Jesús Ferrero
El fotógrafo Yann Arthus-Bertrand subió hace algún tiempo hasta la cima del Kilimanjaro en un helicóptero y al dirigir la mirada hacia el monte quedó petrificado. La cúspide de la montaña sagrada “parecía surcada de profundas cuchilladas, como la piel gris de un animal muerto, agrietada por el calor y la sequía, y había desaparecido casi toda la nieve”.
Hemingway creía que las nieves del Kilimanjaro eran eternas. Se lo habían dicho los nativos y él lo creía. En su magnífica novela Las nieves del Kilimanjaro, nos presenta a un cazador americano que está agonizando y que recuerda su vida. El cazador mira de vez en cuando la montaña que tiene frente a él, admira su cima. Siente que al morir su alma volará hasta las nieves del Kilimanjaro, implacablemente blancas.

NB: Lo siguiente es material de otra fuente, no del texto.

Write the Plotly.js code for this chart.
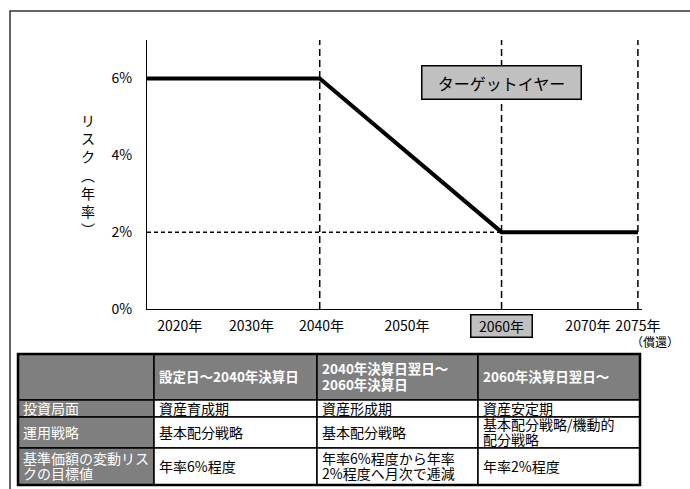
<!DOCTYPE html>
<html>
<head>
<meta charset="utf-8">
<script src="https://cdn.plot.ly/plotly-3.0.1.min.js"></script>
<style>html,body{margin:0;padding:0;background:#fff;}#chart{width:690px;height:489px;}</style>
</head>
<body>
<div id="chart"></div>
<script>
// ---- data ----
const years = [2021, 2040, 2060, 2075];
const riskPct = [6, 6, 2, 2];
const xTickLabels = ["2020年", "2030年", "2040年", "2050年", "2060年", "2070年", "2075年"];
const redemptionNote = "（償還）";
const yTickVals = [0, 2, 4, 6];
const yTickLabels = ["0%", "2%", "4%", "6%"];
const targetYear = 2060;
const targetLabel = "ターゲットイヤー";
const floorRisk = 2;
const yTitleChars = ["リ", "ス", "ク", "︵", "年", "率", "︶"];

const tableHeader = ["", "設定日～2040年決算日", "2040年決算日翌日～<br>2060年決算日", "2060年決算日翌日～"];
const rowLabels = ["投資局面", "運用戦略", "基準価額の変動リス<br>クの目標値"];
const phase1 = ["資産育成期", "基本配分戦略", "年率6%程度"];
const phase2 = ["資産形成期", "基本配分戦略", "年率6%程度から年率<br>2%程度へ月次で逓減"];
const phase3 = ["資産安定期", "基本配分戦略/機動的<br>配分戦略", "年率2%程度"];

// ---- style / layout constants ----
const W = 690, H = 489;
const M = {l: 147, r: 48, t: 40, b: 180};
const PW = W - M.l - M.r, PH = H - M.t - M.b;
const px2x = p => (p - M.l) / PW;
const py2y = p => (H - M.b - p) / PH;
const xTickPos = [2024.6, 2032.5, 2040.2, 2049.6, 2060, 2069.5, 2075];
const colEdges = [18, 154, 317, 478, 640];
const rowEdges = [354, 400, 417, 448, 485];
const LINE_GAP = 15.5;
const GRAY = "#7f7f7f";
const BOX = "#c0c0c0";
const FONT = "'Liberation Sans Narrow', 'Noto Sans CJK JP', sans-serif";
const JFONT = "'Noto Sans CJK JP', sans-serif";

const shapes = [];
const annotations = [];

// dashed guide lines
years.slice(1).forEach(yr => {
  shapes.push({type: "line", xref: "x", yref: "y", x0: yr, x1: yr, y0: 0, y1: 7,
    line: {color: "#000", width: 1.5, dash: "7px,4px"}, layer: "below"});
});
shapes.push({type: "line", xref: "x", yref: "y", x0: years[0], x1: years[years.length - 1], y0: floorRisk, y1: floorRisk,
  line: {color: "#000", width: 1.5, dash: "4px,3px"}, layer: "below"});

// outer frame
shapes.push({type: "rect", xref: "paper", yref: "paper", x0: px2x(10), x1: px2x(705), y0: py2y(11), y1: py2y(500),
  line: {color: "#333", width: 1.5}, fillcolor: "rgba(0,0,0,0)", layer: "below"});

// target year box
annotations.push({xref: "x", yref: "y", x: targetYear, y: 5.9, text: targetLabel, showarrow: false,
  font: {family: JFONT, size: 16, color: "#000"}, bgcolor: BOX, bordercolor: "#000", borderwidth: 1.5,
  borderpad: 4, width: 150, height: 24});

// 2060 boxed tick label
annotations.push({xref: "x", yref: "paper", x: targetYear, y: py2y(326), yanchor: "middle",
  text: xTickLabels[4], showarrow: false, font: {family: FONT, size: 14, color: "#000"},
  bgcolor: BOX, bordercolor: "#000", borderwidth: 1.5, borderpad: 1, width: 58, height: 19});

// redemption note
annotations.push({xref: "x", yref: "paper", x: 2075, xshift: 17, y: py2y(341), yanchor: "middle",
  text: redemptionNote, showarrow: false, font: {family: JFONT, size: 12, color: "#000"}});

// y title (vertical)
annotations.push({xref: "paper", yref: "paper", x: px2x(88), y: py2y(174), xanchor: "center", yanchor: "middle",
  text: yTitleChars.join("<br>"), showarrow: false, font: {family: JFONT, size: 14, color: "#000"}});

// table text helper: lines placed with a fixed gap
function cellText(text, c, yTop, yBot, font, bold) {
  const lines = text.split("<br>");
  const yc = (yTop + yBot) / 2 - 1;
  lines.forEach((ln, i) => {
    annotations.push({xref: "paper", yref: "paper", x: px2x(colEdges[c] + 3), xanchor: "left",
      y: py2y(yc + (i - (lines.length - 1) / 2) * LINE_GAP), yanchor: "middle", align: "left",
      text: bold ? "<b>" + ln + "</b>" : ln, showarrow: false, font: font});
  });
}

// table
const columns = [rowLabels, phase1, phase2, phase3];
for (let c = 0; c < 4; c++) {
  shapes.push({type: "rect", xref: "paper", yref: "paper",
    x0: px2x(colEdges[c]), x1: px2x(colEdges[c + 1]), y0: py2y(rowEdges[0]), y1: py2y(rowEdges[1]),
    fillcolor: GRAY, line: {color: "#000", width: 1.5}, layer: "above"});
  if (tableHeader[c]) {
    cellText(tableHeader[c], c, rowEdges[0], rowEdges[1], {family: JFONT, size: 13.5, color: "#fff"}, true);
  }
  for (let r = 0; r < 3; r++) {
    shapes.push({type: "rect", xref: "paper", yref: "paper",
      x0: px2x(colEdges[c]), x1: px2x(colEdges[c + 1]), y0: py2y(rowEdges[r + 1]), y1: py2y(rowEdges[r + 2]),
      fillcolor: c === 0 ? GRAY : "#fff", line: {color: "#000", width: 1.5}, layer: "above"});
    cellText(columns[c][r], c, rowEdges[r + 1], rowEdges[r + 2],
      {family: JFONT, size: 14, color: c === 0 ? "#fff" : "#000"}, false);
  }
}
shapes.push({type: "rect", xref: "paper", yref: "paper", x0: px2x(colEdges[0]), x1: px2x(colEdges[4]),
  y0: py2y(rowEdges[0]), y1: py2y(rowEdges[4]), line: {color: "#000", width: 2.5},
  fillcolor: "rgba(0,0,0,0)", layer: "above"});

const trace = {
  x: years, y: riskPct, type: "scatter", mode: "lines",
  line: {color: "#000", width: 4}, hoverinfo: "skip", cliponaxis: false
};

const layout = {
  width: W, height: H, margin: M,
  paper_bgcolor: "#fff", plot_bgcolor: "#fff", showlegend: false,
  xaxis: {range: [2021, 2075.45], showgrid: false, zeroline: false, showline: true,
    linecolor: "#000", linewidth: 1, ticks: "", tickvals: xTickPos,
    ticktext: xTickLabels.map((t, i) => i === 4 ? "" : t), ticklabelstandoff: 4,
    tickfont: {family: FONT, size: 14, color: "#000"}, fixedrange: true},
  yaxis: {range: [0, 7], showgrid: false, zeroline: false, showline: true,
    linecolor: "#000", linewidth: 1, ticks: "", tickvals: yTickVals, ticktext: yTickLabels,
    ticklabelstandoff: 11, tickfont: {family: FONT, size: 14, color: "#000"}, fixedrange: true},
  shapes: shapes, annotations: annotations
};

Plotly.newPlot("chart", [trace], layout, {displayModeBar: false, staticPlot: true});
</script>
</body>
</html>
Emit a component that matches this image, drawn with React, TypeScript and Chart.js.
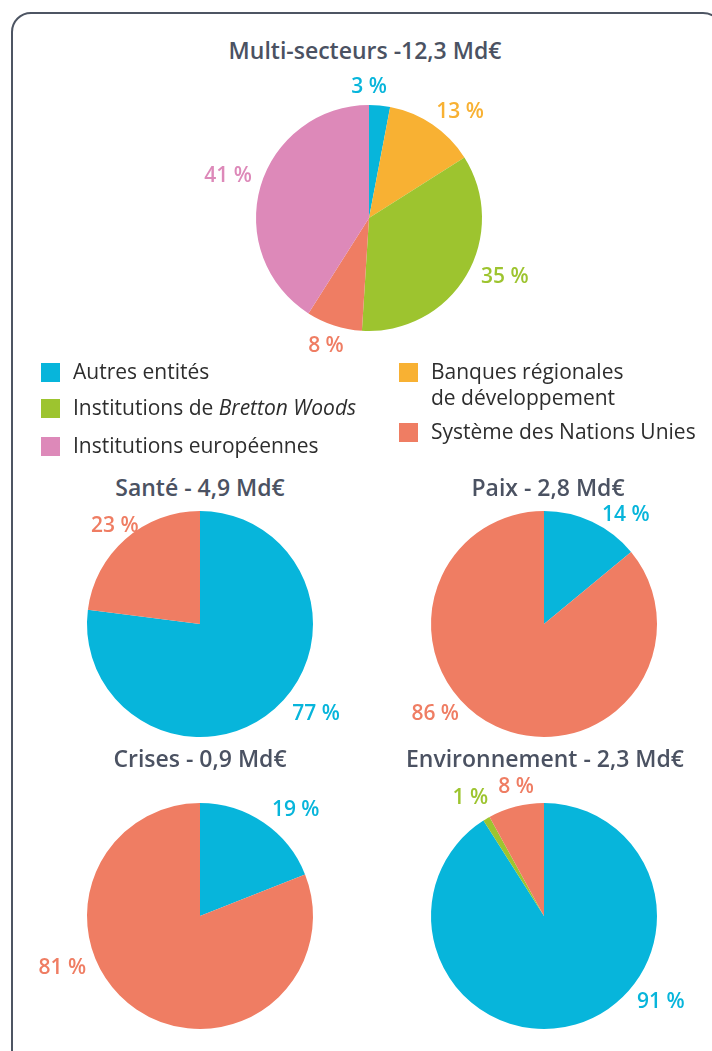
import React, { useEffect, useRef } from "react";
import { Chart, registerables } from "chart.js";

Chart.register(...registerables);

// ---- Data ----
const multiCategories = [
  "Autres entités",
  "Banques régionales de développement",
  "Institutions de Bretton Woods",
  "Système des Nations Unies",
  "Institutions européennes",
];
const multiValues = [3, 13, 35, 8, 41];

const santeCategories = ["Autres entités", "Système des Nations Unies"];
const santeValues = [77, 23];

const paixCategories = ["Autres entités", "Système des Nations Unies"];
const paixValues = [14, 86];

const crisesCategories = ["Autres entités", "Système des Nations Unies"];
const crisesValues = [19, 81];

const envCategories = ["Autres entités", "Institutions de Bretton Woods", "Système des Nations Unies"];
const envValues = [91, 1, 8];

// ---- Styles ----
const COLOR: Record<string, string> = {
  "Autres entités": "#07b5db",
  "Banques régionales de développement": "#f8b133",
  "Institutions de Bretton Woods": "#9dc42f",
  "Système des Nations Unies": "#ef7d63",
  "Institutions européennes": "#dd89b9",
};
const TITLE_COLOR = "#4b5262";
const FONT = "'Open Sans', 'DejaVu Sans', sans-serif";

// label placement (polar: degrees clockwise from top, distance from centre)
type LabelPos = { angle: number; dist: number };

const labelPlugin = {
  id: "outLabels",
  afterDraw(chart: any, _args: any, opts: any) {
    const ctx = chart.ctx;
    const meta = chart.getDatasetMeta(0);
    const ds = chart.data.datasets[0];
    const positions: LabelPos[] = opts.positions || [];
    ctx.save();
    ctx.font = `600 21px ${FONT}`;
    ctx.textAlign = "center";
    ctx.textBaseline = "middle";
    meta.data.forEach((arc: any, i: number) => {
      const p = positions[i];
      if (!p) return;
      const a = (p.angle * Math.PI) / 180;
      const x = arc.x + Math.sin(a) * p.dist;
      const y = arc.y - Math.cos(a) * p.dist;
      ctx.fillStyle = ds.backgroundColor[i];
      ctx.fillText(`${ds.data[i]} %`, x, y);
    });
    ctx.restore();
  },
};

const R = 113;
const CW = 380;
const CH = 320;

function Pie(props: {
  cx: number;
  cy: number;
  categories: string[];
  values: number[];
  positions: LabelPos[];
}) {
  const ref = useRef<HTMLCanvasElement>(null);
  useEffect(() => {
    if (!ref.current) return;
    const padX = (CW - 2 * R) / 2;
    const padY = (CH - 2 * R) / 2;
    const chart = new Chart(ref.current, {
      type: "pie",
      data: {
        labels: props.categories,
        datasets: [
          {
            data: props.values,
            backgroundColor: props.categories.map((c) => COLOR[c]),
            borderWidth: 0,
          },
        ],
      },
      options: {
        animation: false,
        responsive: false,
        maintainAspectRatio: false,
        layout: { padding: { left: padX, right: padX, top: padY, bottom: padY } },
        plugins: {
          legend: { display: false },
          tooltip: { enabled: false },
          title: { display: false },
          outLabels: { positions: props.positions },
        } as any,
      },
      plugins: [labelPlugin],
    });
    return () => chart.destroy();
  }, []);
  return (
    <canvas
      ref={ref}
      width={CW}
      height={CH}
      style={{
        position: "absolute",
        left: props.cx - CW / 2,
        top: props.cy - CH / 2,
        width: CW,
        height: CH,
      }}
    />
  );
}

function Title(props: { x: number; y: number; text: string }) {
  return (
    <div
      style={{
        position: "absolute",
        left: props.x - 200,
        top: props.y - 16,
        width: 400,
        height: 32,
        lineHeight: "32px",
        textAlign: "center",
        font: `600 23px ${FONT}`,
        color: TITLE_COLOR,
        whiteSpace: "nowrap",
      }}
    >
      {props.text}
    </div>
  );
}

function LegendItem(props: { x: number; y: number; color: string; children: React.ReactNode }) {
  return (
    <div style={{ position: "absolute", left: props.x, top: props.y }}>
      <div
        style={{
          position: "absolute",
          left: 0,
          top: 0,
          width: 19,
          height: 19,
          background: props.color,
        }}
      />
      <div
        style={{
          position: "absolute",
          left: 32,
          top: -5,
          font: `400 21px ${FONT}`,
          lineHeight: "26px",
          color: "#2d2d2d",
          whiteSpace: "nowrap",
        }}
      >
        {props.children}
      </div>
    </div>
  );
}

export default function App() {
  return (
    <div
      style={{
        position: "absolute",
        left: 0,
        top: 0,
        width: 712,
        height: 1051,
        overflow: "hidden",
        background: "#ffffff",
      }}
    >
      <div
        style={{
          position: "absolute",
          left: 11,
          top: 12,
          width: 712,
          height: 1060,
          border: "2px solid #4d5563",
          borderRadius: 20,
          boxSizing: "border-box",
        }}
      />
      <Title x={365} y={50} text="Multi-secteurs -12,3 Md€" />
      <Pie
        cx={369}
        cy={218}
        categories={multiCategories}
        values={multiValues}
        positions={[
          { angle: 0, dist: 131 },
          { angle: 40.6, dist: 140 },
          { angle: 113.5, dist: 148 },
          { angle: 198.6, dist: 135 },
          { angle: 286.6, dist: 147 },
        ]}
      />

      <LegendItem x={41} y={363} color={COLOR["Autres entités"]}>Autres entités</LegendItem>
      <LegendItem x={41} y={399} color={COLOR["Institutions de Bretton Woods"]}>
        Institutions de <i>Bretton Woods</i>
      </LegendItem>
      <LegendItem x={41} y={437} color={COLOR["Institutions européennes"]}>Institutions européennes</LegendItem>
      <LegendItem x={399} y={363} color={COLOR["Banques régionales de développement"]}>
        Banques régionales
        <br />
        de développement
      </LegendItem>
      <LegendItem x={399} y={423} color={COLOR["Système des Nations Unies"]}>Système des Nations Unies</LegendItem>

      <Title x={200} y={487} text="Santé - 4,9 Md€" />
      <Pie
        cx={200}
        cy={624}
        categories={santeCategories}
        values={santeValues}
        positions={[
          { angle: 127.8, dist: 147 },
          { angle: 319, dist: 130 },
        ]}
      />
      <Title x={548} y={487} text="Paix - 2,8 Md€" />
      <Pie
        cx={544}
        cy={624}
        categories={paixCategories}
        values={paixValues}
        positions={[
          { angle: 37, dist: 136 },
          { angle: 230.5, dist: 141 },
        ]}
      />
      <Title x={200} y={758} text="Crises - 0,9 Md€" />
      <Pie
        cx={200}
        cy={916}
        categories={crisesCategories}
        values={crisesValues}
        positions={[
          { angle: 42, dist: 143 },
          { angle: 249.4, dist: 147 },
        ]}
      />
      <Title x={545} y={758} text="Environnement - 2,3 Md€" />
      <Pie
        cx={544}
        cy={916}
        categories={envCategories}
        values={envValues}
        positions={[
          { angle: 126.3, dist: 145 },
          { angle: 328, dist: 139 },
          { angle: 347.8, dist: 132 },
        ]}
      />
    </div>
  );
}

Se equivocó el cazador de la novela. Las nieves del Kilimanjaro ya se están yendo. Los nativos de la comarca tiemblan. Sus espíritus se están quedando sin morada, sin la blancura que sellaba sus memorias, y cuando los espíritus no hallan cobijo dejan de ser entidades protectoras.
Se equivocó Hemingway, se equivocó el cazador, se equivocaron los nativos que proyectaban en las nieves de la roca su idea de la eternidad. Estamos en otra historia.
Las divinidades protectoras están desapareciendo. Lo vemos muy bien en esta pandemia.